_Exercise_. Leave out the pictures and reproduce all of the data exactly.

_Data_.
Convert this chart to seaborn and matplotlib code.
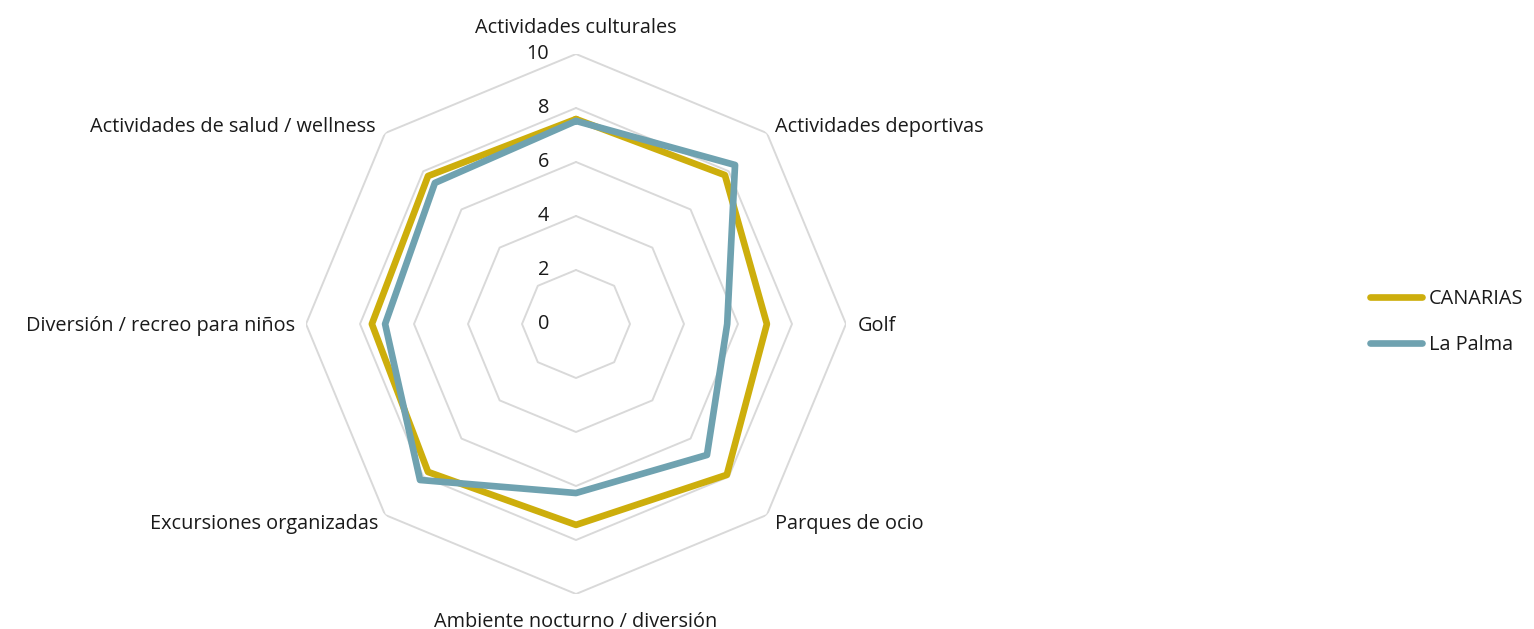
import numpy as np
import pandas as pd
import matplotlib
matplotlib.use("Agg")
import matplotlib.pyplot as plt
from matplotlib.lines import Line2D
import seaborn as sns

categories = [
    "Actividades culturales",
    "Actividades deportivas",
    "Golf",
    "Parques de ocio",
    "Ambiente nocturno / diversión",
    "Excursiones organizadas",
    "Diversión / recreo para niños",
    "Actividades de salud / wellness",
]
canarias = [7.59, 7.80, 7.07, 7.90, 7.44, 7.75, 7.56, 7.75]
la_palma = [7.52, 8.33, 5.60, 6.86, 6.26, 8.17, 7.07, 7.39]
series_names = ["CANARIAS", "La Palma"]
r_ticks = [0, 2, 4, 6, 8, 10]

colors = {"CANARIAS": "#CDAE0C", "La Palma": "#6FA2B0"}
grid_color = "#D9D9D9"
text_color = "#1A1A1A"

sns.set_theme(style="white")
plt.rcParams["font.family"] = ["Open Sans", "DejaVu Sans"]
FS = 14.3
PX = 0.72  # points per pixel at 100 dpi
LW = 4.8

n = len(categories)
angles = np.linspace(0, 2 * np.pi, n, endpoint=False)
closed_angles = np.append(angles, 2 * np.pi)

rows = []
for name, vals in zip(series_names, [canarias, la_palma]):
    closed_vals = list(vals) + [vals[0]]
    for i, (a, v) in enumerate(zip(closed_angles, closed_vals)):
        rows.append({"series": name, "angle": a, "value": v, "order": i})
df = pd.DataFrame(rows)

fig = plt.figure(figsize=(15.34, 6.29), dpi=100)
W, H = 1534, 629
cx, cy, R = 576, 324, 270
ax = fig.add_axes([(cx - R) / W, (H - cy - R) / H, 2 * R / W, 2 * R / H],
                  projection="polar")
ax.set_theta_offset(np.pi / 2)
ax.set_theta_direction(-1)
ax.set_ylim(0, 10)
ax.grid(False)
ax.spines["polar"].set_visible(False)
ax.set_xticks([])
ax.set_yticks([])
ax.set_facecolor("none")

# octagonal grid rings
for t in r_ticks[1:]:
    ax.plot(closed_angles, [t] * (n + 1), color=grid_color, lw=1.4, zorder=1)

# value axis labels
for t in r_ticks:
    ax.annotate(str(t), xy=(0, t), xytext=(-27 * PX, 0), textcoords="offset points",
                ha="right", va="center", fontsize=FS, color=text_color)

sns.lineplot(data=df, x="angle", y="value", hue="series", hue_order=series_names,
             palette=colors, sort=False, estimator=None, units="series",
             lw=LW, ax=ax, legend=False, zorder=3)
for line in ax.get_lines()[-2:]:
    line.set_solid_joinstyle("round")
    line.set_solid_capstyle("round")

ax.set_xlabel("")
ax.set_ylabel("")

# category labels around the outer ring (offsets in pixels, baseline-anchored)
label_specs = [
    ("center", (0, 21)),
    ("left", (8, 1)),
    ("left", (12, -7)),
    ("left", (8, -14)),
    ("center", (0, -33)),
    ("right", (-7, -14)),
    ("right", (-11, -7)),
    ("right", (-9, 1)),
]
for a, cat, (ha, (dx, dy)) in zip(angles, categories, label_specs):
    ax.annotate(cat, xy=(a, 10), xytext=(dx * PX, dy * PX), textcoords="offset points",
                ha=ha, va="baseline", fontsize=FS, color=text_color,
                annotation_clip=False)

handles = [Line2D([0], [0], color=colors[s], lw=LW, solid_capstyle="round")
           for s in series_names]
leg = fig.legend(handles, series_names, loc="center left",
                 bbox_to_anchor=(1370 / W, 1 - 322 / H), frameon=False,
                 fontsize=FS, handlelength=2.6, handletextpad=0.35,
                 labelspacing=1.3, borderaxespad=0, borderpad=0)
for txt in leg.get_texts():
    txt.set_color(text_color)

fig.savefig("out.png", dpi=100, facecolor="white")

_Answer in full_.
Convert this chart to seaborn and matplotlib code.
import numpy as np
import pandas as pd
import matplotlib
matplotlib.use("Agg")
import matplotlib.pyplot as plt
from matplotlib.lines import Line2D
import seaborn as sns

categories = [
    "Actividades culturales",
    "Actividades deportivas",
    "Golf",
    "Parques de ocio",
    "Ambiente nocturno / diversión",
    "Excursiones organizadas",
    "Diversión / recreo para niños",
    "Actividades de salud / wellness",
]
canarias = [7.59, 7.80, 7.07, 7.90, 7.44, 7.75, 7.56, 7.75]
la_palma = [7.52, 8.33, 5.60, 6.86, 6.26, 8.17, 7.07, 7.39]
series_names = ["CANARIAS", "La Palma"]
r_ticks = [0, 2, 4, 6, 8, 10]

colors = {"CANARIAS": "#CDAE0C", "La Palma": "#6FA2B0"}
grid_color = "#D9D9D9"
text_color = "#1A1A1A"

sns.set_theme(style="white")
plt.rcParams["font.family"] = ["Open Sans", "DejaVu Sans"]
FS = 14.3
PX = 0.72  # points per pixel at 100 dpi
LW = 4.8

n = len(categories)
angles = np.linspace(0, 2 * np.pi, n, endpoint=False)
closed_angles = np.append(angles, 2 * np.pi)

rows = []
for name, vals in zip(series_names, [canarias, la_palma]):
    closed_vals = list(vals) + [vals[0]]
    for i, (a, v) in enumerate(zip(closed_angles, closed_vals)):
        rows.append({"series": name, "angle": a, "value": v, "order": i})
df = pd.DataFrame(rows)

fig = plt.figure(figsize=(15.34, 6.29), dpi=100)
W, H = 1534, 629
cx, cy, R = 576, 324, 270
ax = fig.add_axes([(cx - R) / W, (H - cy - R) / H, 2 * R / W, 2 * R / H],
                  projection="polar")
ax.set_theta_offset(np.pi / 2)
ax.set_theta_direction(-1)
ax.set_ylim(0, 10)
ax.grid(False)
ax.spines["polar"].set_visible(False)
ax.set_xticks([])
ax.set_yticks([])
ax.set_facecolor("none")

# octagonal grid rings
for t in r_ticks[1:]:
    ax.plot(closed_angles, [t] * (n + 1), color=grid_color, lw=1.4, zorder=1)

# value axis labels
for t in r_ticks:
    ax.annotate(str(t), xy=(0, t), xytext=(-27 * PX, 0), textcoords="offset points",
                ha="right", va="center", fontsize=FS, color=text_color)

sns.lineplot(data=df, x="angle", y="value", hue="series", hue_order=series_names,
             palette=colors, sort=False, estimator=None, units="series",
             lw=LW, ax=ax, legend=False, zorder=3)
for line in ax.get_lines()[-2:]:
    line.set_solid_joinstyle("round")
    line.set_solid_capstyle("round")

ax.set_xlabel("")
ax.set_ylabel("")

# category labels around the outer ring (offsets in pixels, baseline-anchored)
label_specs = [
    ("center", (0, 21)),
    ("left", (8, 1)),
    ("left", (12, -7)),
    ("left", (8, -14)),
    ("center", (0, -33)),
    ("right", (-7, -14)),
    ("right", (-11, -7)),
    ("right", (-9, 1)),
]
for a, cat, (ha, (dx, dy)) in zip(angles, categories, label_specs):
    ax.annotate(cat, xy=(a, 10), xytext=(dx * PX, dy * PX), textcoords="offset points",
                ha=ha, va="baseline", fontsize=FS, color=text_color,
                annotation_clip=False)

handles = [Line2D([0], [0], color=colors[s], lw=LW, solid_capstyle="round")
           for s in series_names]
leg = fig.legend(handles, series_names, loc="center left",
                 bbox_to_anchor=(1370 / W, 1 - 322 / H), frameon=False,
                 fontsize=FS, handlelength=2.6, handletextpad=0.35,
                 labelspacing=1.3, borderaxespad=0, borderpad=0)
for txt in leg.get_texts():
    txt.set_color(text_color)

fig.savefig("out.png", dpi=100, facecolor="white")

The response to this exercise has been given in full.